• _TO DO_: In your copy, include every line of the listing below exactly but none of the pictures.

• _RECORDED DATA_:
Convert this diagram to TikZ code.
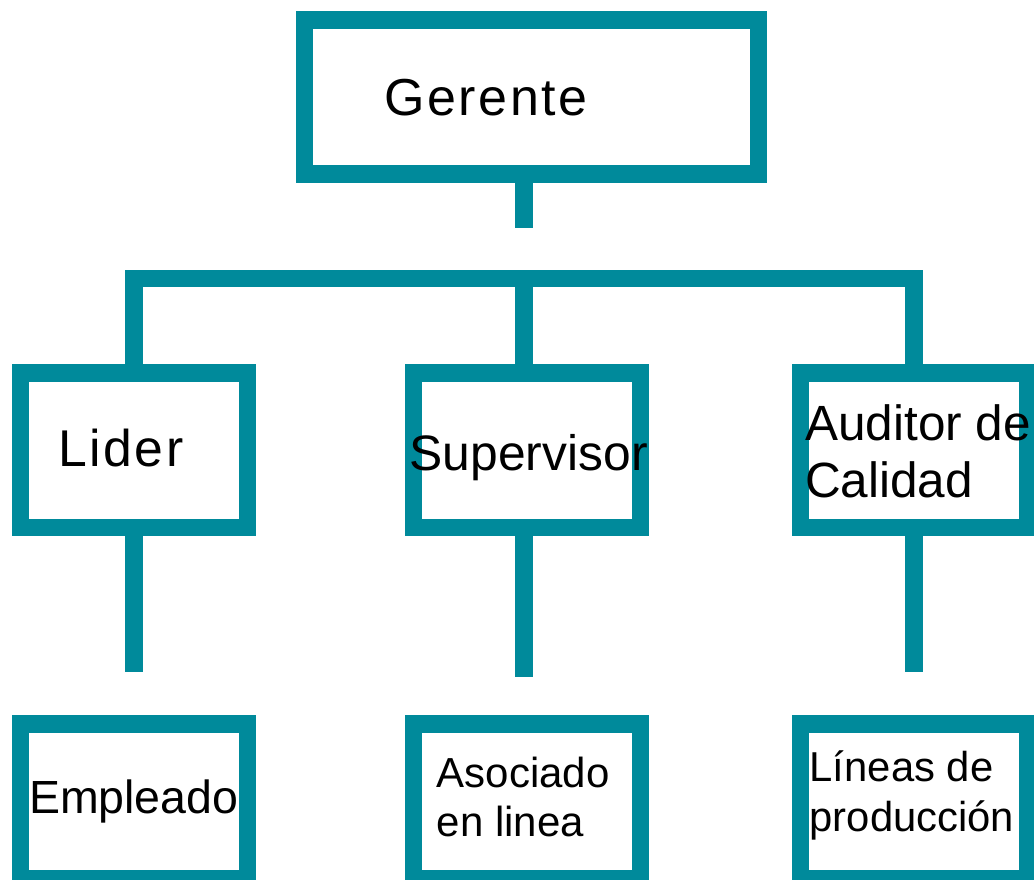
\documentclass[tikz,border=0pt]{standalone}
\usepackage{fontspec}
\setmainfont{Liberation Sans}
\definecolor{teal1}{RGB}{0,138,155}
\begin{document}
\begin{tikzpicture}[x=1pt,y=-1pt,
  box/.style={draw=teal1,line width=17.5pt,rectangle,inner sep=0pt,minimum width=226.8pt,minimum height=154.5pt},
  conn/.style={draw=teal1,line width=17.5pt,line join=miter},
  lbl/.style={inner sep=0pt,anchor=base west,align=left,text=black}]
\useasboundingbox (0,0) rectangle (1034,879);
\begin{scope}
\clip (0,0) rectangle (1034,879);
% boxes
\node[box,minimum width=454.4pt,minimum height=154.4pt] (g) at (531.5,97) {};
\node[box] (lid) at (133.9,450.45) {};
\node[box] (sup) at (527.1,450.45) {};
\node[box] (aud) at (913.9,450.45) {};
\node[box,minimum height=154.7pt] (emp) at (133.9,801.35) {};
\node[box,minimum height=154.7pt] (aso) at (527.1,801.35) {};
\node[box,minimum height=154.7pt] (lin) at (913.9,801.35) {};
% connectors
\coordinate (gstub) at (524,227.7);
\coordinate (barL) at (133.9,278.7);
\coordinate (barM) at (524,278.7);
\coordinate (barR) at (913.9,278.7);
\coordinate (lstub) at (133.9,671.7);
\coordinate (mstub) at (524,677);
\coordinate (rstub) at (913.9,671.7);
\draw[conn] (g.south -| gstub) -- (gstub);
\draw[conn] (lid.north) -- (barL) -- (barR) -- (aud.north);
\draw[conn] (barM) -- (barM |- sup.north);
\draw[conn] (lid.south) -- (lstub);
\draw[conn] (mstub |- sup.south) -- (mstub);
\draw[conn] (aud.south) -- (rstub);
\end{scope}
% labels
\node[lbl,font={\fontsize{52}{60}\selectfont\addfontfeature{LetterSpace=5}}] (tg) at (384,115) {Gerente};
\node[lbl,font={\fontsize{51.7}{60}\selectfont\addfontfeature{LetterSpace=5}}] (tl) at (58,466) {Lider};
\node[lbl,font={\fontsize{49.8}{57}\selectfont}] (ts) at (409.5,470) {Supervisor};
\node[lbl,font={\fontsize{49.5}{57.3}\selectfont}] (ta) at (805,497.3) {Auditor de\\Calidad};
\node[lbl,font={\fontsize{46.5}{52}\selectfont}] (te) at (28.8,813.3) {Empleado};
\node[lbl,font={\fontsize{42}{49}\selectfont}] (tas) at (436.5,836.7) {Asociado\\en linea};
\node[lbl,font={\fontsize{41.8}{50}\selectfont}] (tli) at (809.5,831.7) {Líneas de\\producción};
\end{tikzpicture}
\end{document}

• _SOLUTION FOR THIS TASK_:
Convert this diagram to TikZ code.
\documentclass[tikz,border=0pt]{standalone}
\usepackage{fontspec}
\setmainfont{Liberation Sans}
\definecolor{teal1}{RGB}{0,138,155}
\begin{document}
\begin{tikzpicture}[x=1pt,y=-1pt,
  box/.style={draw=teal1,line width=17.5pt,rectangle,inner sep=0pt,minimum width=226.8pt,minimum height=154.5pt},
  conn/.style={draw=teal1,line width=17.5pt,line join=miter},
  lbl/.style={inner sep=0pt,anchor=base west,align=left,text=black}]
\useasboundingbox (0,0) rectangle (1034,879);
\begin{scope}
\clip (0,0) rectangle (1034,879);
% boxes
\node[box,minimum width=454.4pt,minimum height=154.4pt] (g) at (531.5,97) {};
\node[box] (lid) at (133.9,450.45) {};
\node[box] (sup) at (527.1,450.45) {};
\node[box] (aud) at (913.9,450.45) {};
\node[box,minimum height=154.7pt] (emp) at (133.9,801.35) {};
\node[box,minimum height=154.7pt] (aso) at (527.1,801.35) {};
\node[box,minimum height=154.7pt] (lin) at (913.9,801.35) {};
% connectors
\coordinate (gstub) at (524,227.7);
\coordinate (barL) at (133.9,278.7);
\coordinate (barM) at (524,278.7);
\coordinate (barR) at (913.9,278.7);
\coordinate (lstub) at (133.9,671.7);
\coordinate (mstub) at (524,677);
\coordinate (rstub) at (913.9,671.7);
\draw[conn] (g.south -| gstub) -- (gstub);
\draw[conn] (lid.north) -- (barL) -- (barR) -- (aud.north);
\draw[conn] (barM) -- (barM |- sup.north);
\draw[conn] (lid.south) -- (lstub);
\draw[conn] (mstub |- sup.south) -- (mstub);
\draw[conn] (aud.south) -- (rstub);
\end{scope}
% labels
\node[lbl,font={\fontsize{52}{60}\selectfont\addfontfeature{LetterSpace=5}}] (tg) at (384,115) {Gerente};
\node[lbl,font={\fontsize{51.7}{60}\selectfont\addfontfeature{LetterSpace=5}}] (tl) at (58,466) {Lider};
\node[lbl,font={\fontsize{49.8}{57}\selectfont}] (ts) at (409.5,470) {Supervisor};
\node[lbl,font={\fontsize{49.5}{57.3}\selectfont}] (ta) at (805,497.3) {Auditor de\\Calidad};
\node[lbl,font={\fontsize{46.5}{52}\selectfont}] (te) at (28.8,813.3) {Empleado};
\node[lbl,font={\fontsize{42}{49}\selectfont}] (tas) at (436.5,836.7) {Asociado\\en linea};
\node[lbl,font={\fontsize{41.8}{50}\selectfont}] (tli) at (809.5,831.7) {Líneas de\\producción};
\end{tikzpicture}
\end{document}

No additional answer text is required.